━━━━━ DATA PROVIDED ━━━━━

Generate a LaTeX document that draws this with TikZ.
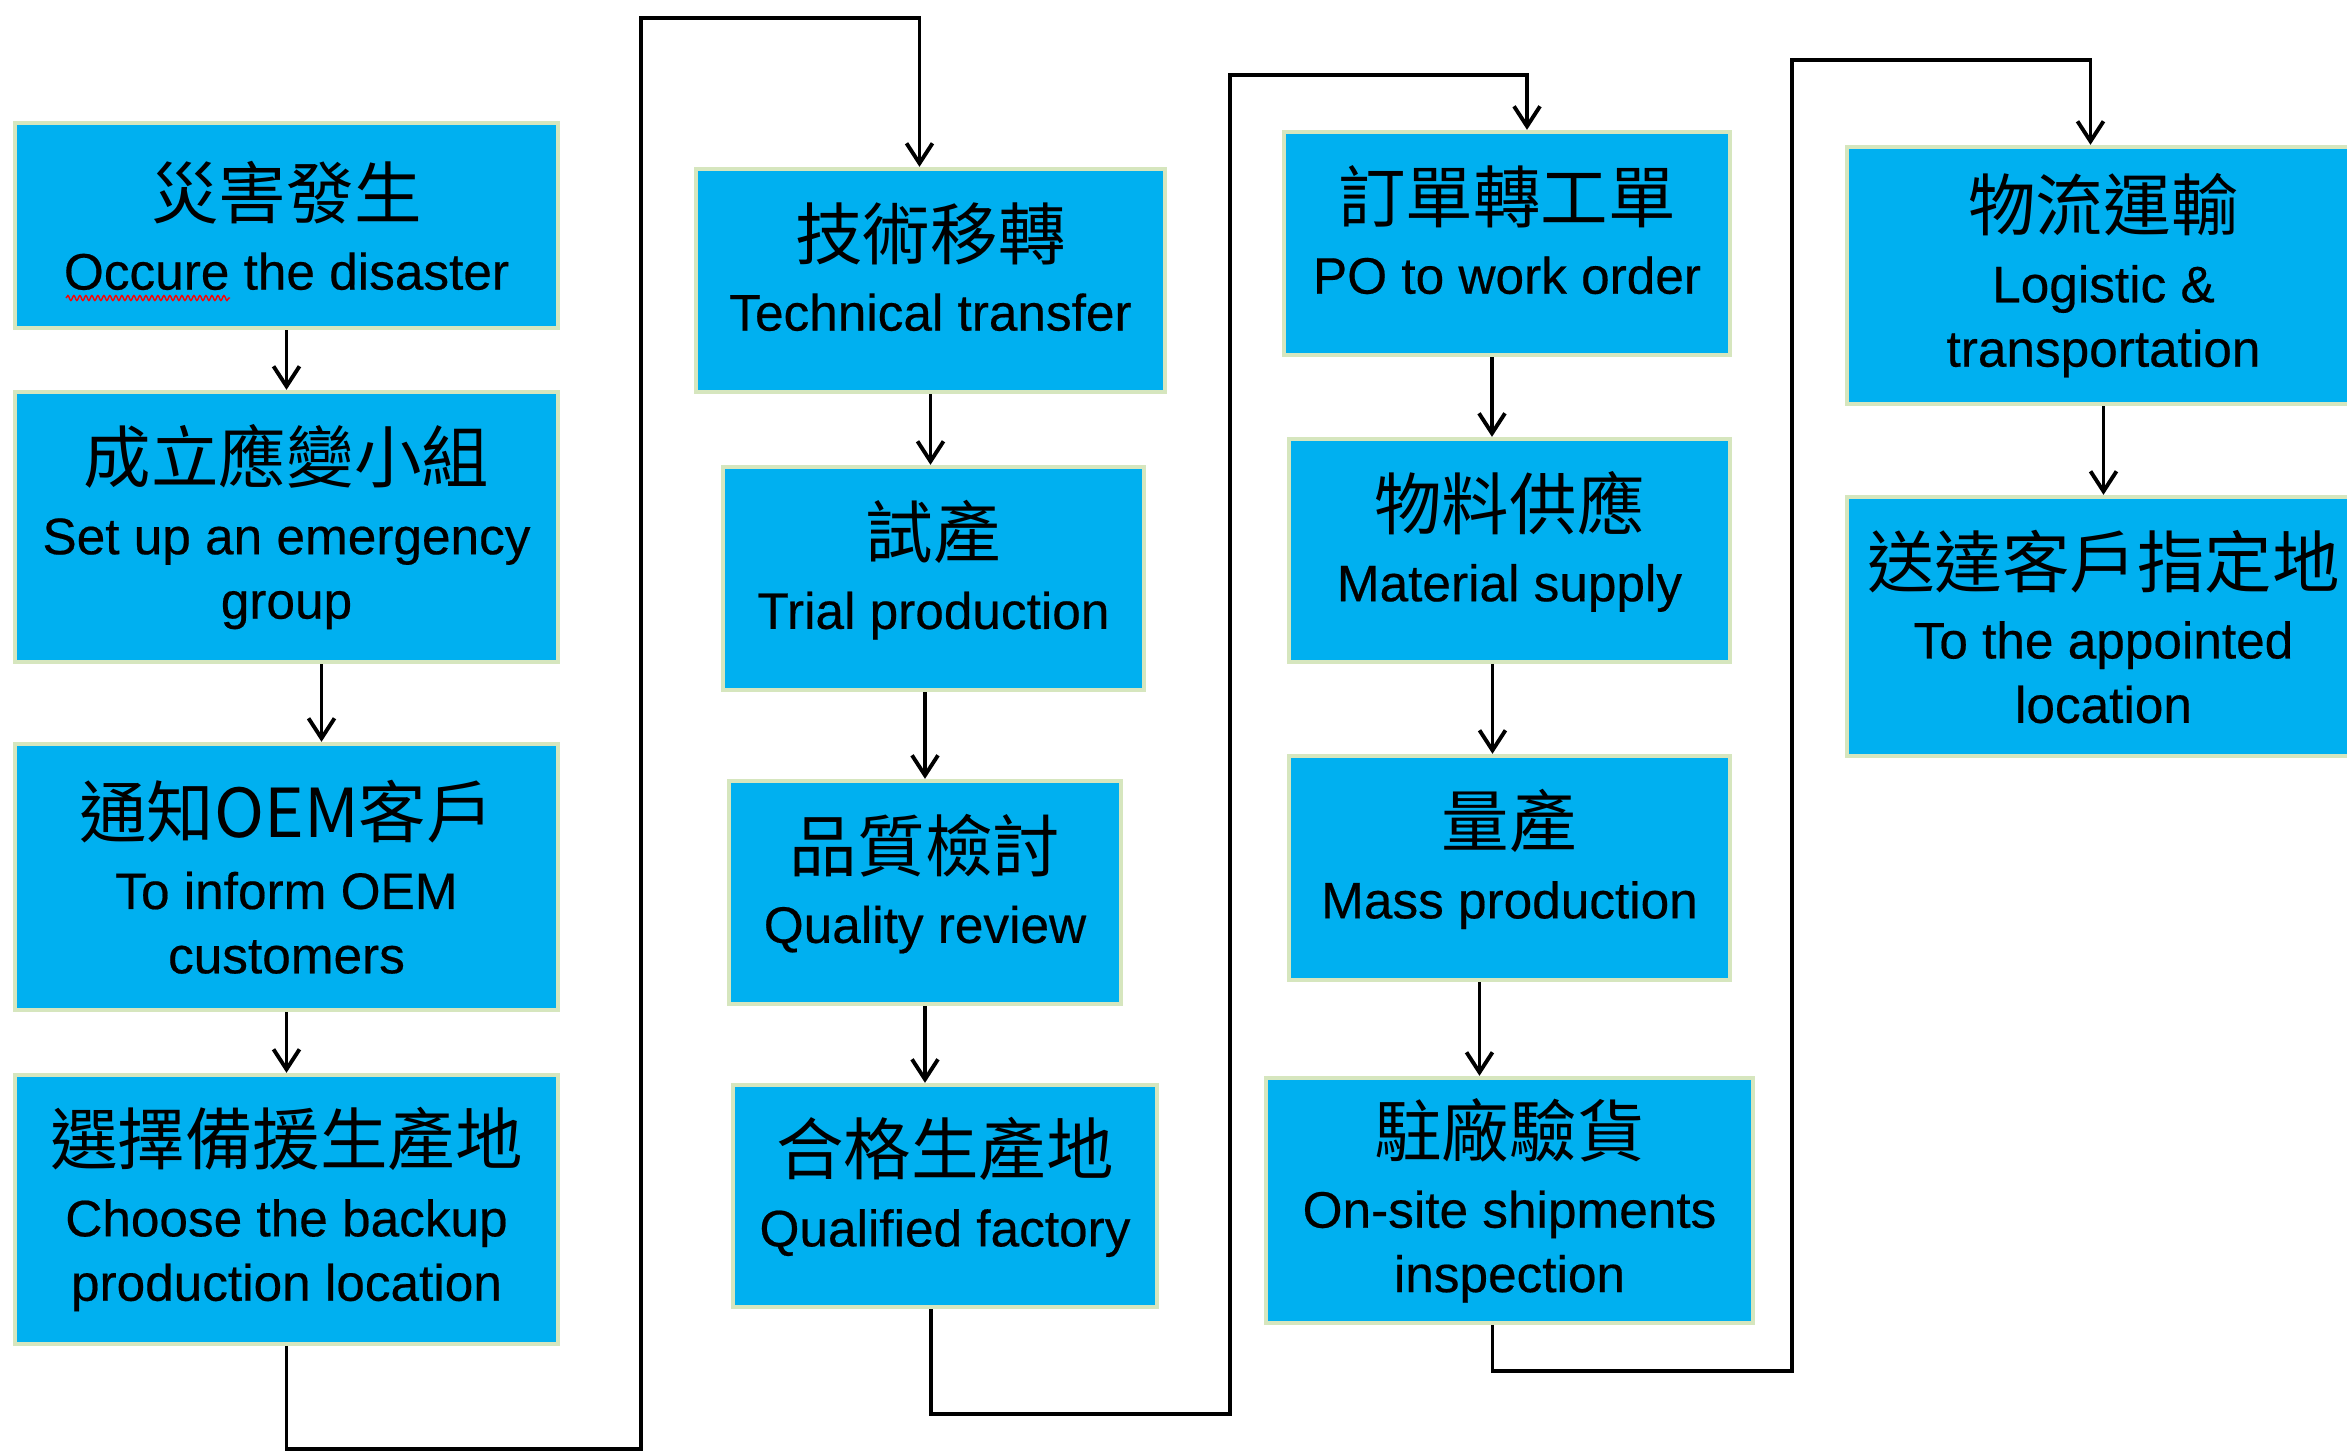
\documentclass[tikz,border=0pt]{standalone}
\usepackage{fontspec}
\setmainfont{Liberation Sans}[FakeBold=0.4]
\newfontfamily\cjk{Noto Sans CJK TC}
\usetikzlibrary{arrows.meta,decorations.pathmorphing}
\definecolor{boxblue}{RGB}{0,176,240}
\definecolor{boxedge}{RGB}{214,230,190}
\newcommand{\zh}[1]{{\cjk\fontsize{19.2}{18}\selectfont #1}\\[2pt]}
\tikzset{
	flowbox/.style={draw=boxedge, fill=boxblue, line width=1.2pt, align=center, inner sep=0pt, font=\fontsize{14.6}{18.3}\selectfont},
	shortbox/.style={flowbox, text depth=0.28cm},
	flowline/.style={line width=1.1pt, -{Straight Barb[length=2mm, width=2.6mm, line width=1.1pt]}},
	spellmark/.style={red, line width=0.4pt, decorate, decoration={snake, amplitude=0.025cm, segment length=0.06cm}}
}
\begin{document}
\begin{tikzpicture}[x=0.01cm, y=-0.01cm]
		\useasboundingbox (0,0) rectangle (2347,1453);
		% first column
		\node[flowbox, minimum width=5.43cm, minimum height=2.05cm] (b1) at (286.5,225.5) {\zh{災害發生}Occure the disaster};
		\node[flowbox, minimum width=5.43cm, minimum height=2.70cm] (b2) at (286.5,527) {\zh{成立應變小組}Set up an emergency\\group};
		\node[flowbox, minimum width=5.43cm, minimum height=2.66cm] (b3) at (286.5,877) {\zh{通知OEM客戶}To inform OEM\\customers};
		\node[flowbox, minimum width=5.43cm, minimum height=2.69cm] (b4) at (286.5,1209.5) {\zh{選擇備援生產地}Choose the backup\\production location};
		% second column
		\node[shortbox, minimum width=4.69cm, minimum height=2.23cm] (b5) at (930.5,280.5) {\zh{技術移轉}Technical transfer};
		\node[shortbox, minimum width=4.21cm, minimum height=2.23cm] (b6) at (933.5,578.5) {\zh{試產}Trial production};
		\node[shortbox, minimum width=3.92cm, minimum height=2.23cm] (b7) at (925,892.5) {\zh{品質檢討}Quality review};
		\node[shortbox, minimum width=4.24cm, minimum height=2.22cm] (b8) at (945,1196) {\zh{合格生產地}Qualified factory};
		% third column
		\node[shortbox, minimum width=4.46cm, minimum height=2.23cm] (b9) at (1507,243.5) {\zh{訂單轉工單}PO to work order};
		\node[shortbox, minimum width=4.41cm, minimum height=2.23cm] (b10) at (1509.5,550.5) {\zh{物料供應}Material supply};
		\node[shortbox, minimum width=4.41cm, minimum height=2.24cm] (b11) at (1509.5,868) {\zh{量產}Mass production};
		\node[flowbox, minimum width=4.87cm, minimum height=2.45cm] (b12) at (1509.5,1200.5) {\zh{駐廠驗貨}On-site shipments\\inspection};
		% fourth column
		\node[flowbox, minimum width=5.13cm, minimum height=2.57cm] (b13) at (2103.5,275.5) {\zh{物流運輸}Logistic \&\\transportation};
		\node[flowbox, minimum width=5.13cm, minimum height=2.59cm] (b14) at (2103.5,626.5) {\zh{送達客戶指定地}To the appointed\\location};
		% spelling mark under Occure
		\draw[spellmark] (66,298) -- (230,298);
		% turning points
		\coordinate (lowA) at (641,1449);
		\coordinate (topA) at (641,18);
		\coordinate (lowB) at (1230,1414);
		\coordinate (topB) at (1230,75);
		\coordinate (lowC) at (1792,1371);
		\coordinate (topC) at (1792,60);
		% arrows
		\draw[flowline] (b1) -- (b1 |- b2.north);
		\draw[flowline] ([xshift=0.35cm]b2.south) -- ([xshift=0.35cm]b3.north);
		\draw[flowline] (b3) -- (b3 |- b4.north);
		\draw[flowline] (b4.south) |- (lowA) -- (topA) -| ([xshift=-0.11cm]b5.north);
		\draw[flowline] (b5) -- (b5 |- b6.north);
		\draw[flowline] (b6.south -| b7.north) -- (b7.north);
		\draw[flowline] (b7) -- (b7 |- b8.north);
		\draw[flowline] ([xshift=-0.14cm]b8.south) |- (lowB) -- (topB) -| ([xshift=0.2cm]b9.north);
		\draw[flowline] ([xshift=-0.15cm]b9.south) -- ([xshift=-0.15cm]b9.south |- b10.north);
		\draw[flowline] ([xshift=-0.17cm]b10.south) -- ([xshift=-0.17cm]b11.north);
		\draw[flowline] ([xshift=-0.3cm]b11.south) -- ([xshift=-0.3cm]b11.south |- b12.north);
		\draw[flowline] ([xshift=-0.17cm]b12.south) |- (lowC) -- (topC) -| ([xshift=-0.13cm]b13.north);
		\draw[flowline] (b13) -- (b13 |- b14.north);
\end{tikzpicture}
\end{document}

━━━━━

→ PROBLEM
Except for the pictures, give all the material above again verbatim.

→ COMPLETE RESPONSE
Generate a LaTeX document that draws this with TikZ.
\documentclass[tikz,border=0pt]{standalone}
\usepackage{fontspec}
\setmainfont{Liberation Sans}[FakeBold=0.4]
\newfontfamily\cjk{Noto Sans CJK TC}
\usetikzlibrary{arrows.meta,decorations.pathmorphing}
\definecolor{boxblue}{RGB}{0,176,240}
\definecolor{boxedge}{RGB}{214,230,190}
\newcommand{\zh}[1]{{\cjk\fontsize{19.2}{18}\selectfont #1}\\[2pt]}
\tikzset{
	flowbox/.style={draw=boxedge, fill=boxblue, line width=1.2pt, align=center, inner sep=0pt, font=\fontsize{14.6}{18.3}\selectfont},
	shortbox/.style={flowbox, text depth=0.28cm},
	flowline/.style={line width=1.1pt, -{Straight Barb[length=2mm, width=2.6mm, line width=1.1pt]}},
	spellmark/.style={red, line width=0.4pt, decorate, decoration={snake, amplitude=0.025cm, segment length=0.06cm}}
}
\begin{document}
\begin{tikzpicture}[x=0.01cm, y=-0.01cm]
		\useasboundingbox (0,0) rectangle (2347,1453);
		% first column
		\node[flowbox, minimum width=5.43cm, minimum height=2.05cm] (b1) at (286.5,225.5) {\zh{災害發生}Occure the disaster};
		\node[flowbox, minimum width=5.43cm, minimum height=2.70cm] (b2) at (286.5,527) {\zh{成立應變小組}Set up an emergency\\group};
		\node[flowbox, minimum width=5.43cm, minimum height=2.66cm] (b3) at (286.5,877) {\zh{通知OEM客戶}To inform OEM\\customers};
		\node[flowbox, minimum width=5.43cm, minimum height=2.69cm] (b4) at (286.5,1209.5) {\zh{選擇備援生產地}Choose the backup\\production location};
		% second column
		\node[shortbox, minimum width=4.69cm, minimum height=2.23cm] (b5) at (930.5,280.5) {\zh{技術移轉}Technical transfer};
		\node[shortbox, minimum width=4.21cm, minimum height=2.23cm] (b6) at (933.5,578.5) {\zh{試產}Trial production};
		\node[shortbox, minimum width=3.92cm, minimum height=2.23cm] (b7) at (925,892.5) {\zh{品質檢討}Quality review};
		\node[shortbox, minimum width=4.24cm, minimum height=2.22cm] (b8) at (945,1196) {\zh{合格生產地}Qualified factory};
		% third column
		\node[shortbox, minimum width=4.46cm, minimum height=2.23cm] (b9) at (1507,243.5) {\zh{訂單轉工單}PO to work order};
		\node[shortbox, minimum width=4.41cm, minimum height=2.23cm] (b10) at (1509.5,550.5) {\zh{物料供應}Material supply};
		\node[shortbox, minimum width=4.41cm, minimum height=2.24cm] (b11) at (1509.5,868) {\zh{量產}Mass production};
		\node[flowbox, minimum width=4.87cm, minimum height=2.45cm] (b12) at (1509.5,1200.5) {\zh{駐廠驗貨}On-site shipments\\inspection};
		% fourth column
		\node[flowbox, minimum width=5.13cm, minimum height=2.57cm] (b13) at (2103.5,275.5) {\zh{物流運輸}Logistic \&\\transportation};
		\node[flowbox, minimum width=5.13cm, minimum height=2.59cm] (b14) at (2103.5,626.5) {\zh{送達客戶指定地}To the appointed\\location};
		% spelling mark under Occure
		\draw[spellmark] (66,298) -- (230,298);
		% turning points
		\coordinate (lowA) at (641,1449);
		\coordinate (topA) at (641,18);
		\coordinate (lowB) at (1230,1414);
		\coordinate (topB) at (1230,75);
		\coordinate (lowC) at (1792,1371);
		\coordinate (topC) at (1792,60);
		% arrows
		\draw[flowline] (b1) -- (b1 |- b2.north);
		\draw[flowline] ([xshift=0.35cm]b2.south) -- ([xshift=0.35cm]b3.north);
		\draw[flowline] (b3) -- (b3 |- b4.north);
		\draw[flowline] (b4.south) |- (lowA) -- (topA) -| ([xshift=-0.11cm]b5.north);
		\draw[flowline] (b5) -- (b5 |- b6.north);
		\draw[flowline] (b6.south -| b7.north) -- (b7.north);
		\draw[flowline] (b7) -- (b7 |- b8.north);
		\draw[flowline] ([xshift=-0.14cm]b8.south) |- (lowB) -- (topB) -| ([xshift=0.2cm]b9.north);
		\draw[flowline] ([xshift=-0.15cm]b9.south) -- ([xshift=-0.15cm]b9.south |- b10.north);
		\draw[flowline] ([xshift=-0.17cm]b10.south) -- ([xshift=-0.17cm]b11.north);
		\draw[flowline] ([xshift=-0.3cm]b11.south) -- ([xshift=-0.3cm]b11.south |- b12.north);
		\draw[flowline] ([xshift=-0.17cm]b12.south) |- (lowC) -- (topC) -| ([xshift=-0.13cm]b13.north);
		\draw[flowline] (b13) -- (b13 |- b14.north);
\end{tikzpicture}
\end{document}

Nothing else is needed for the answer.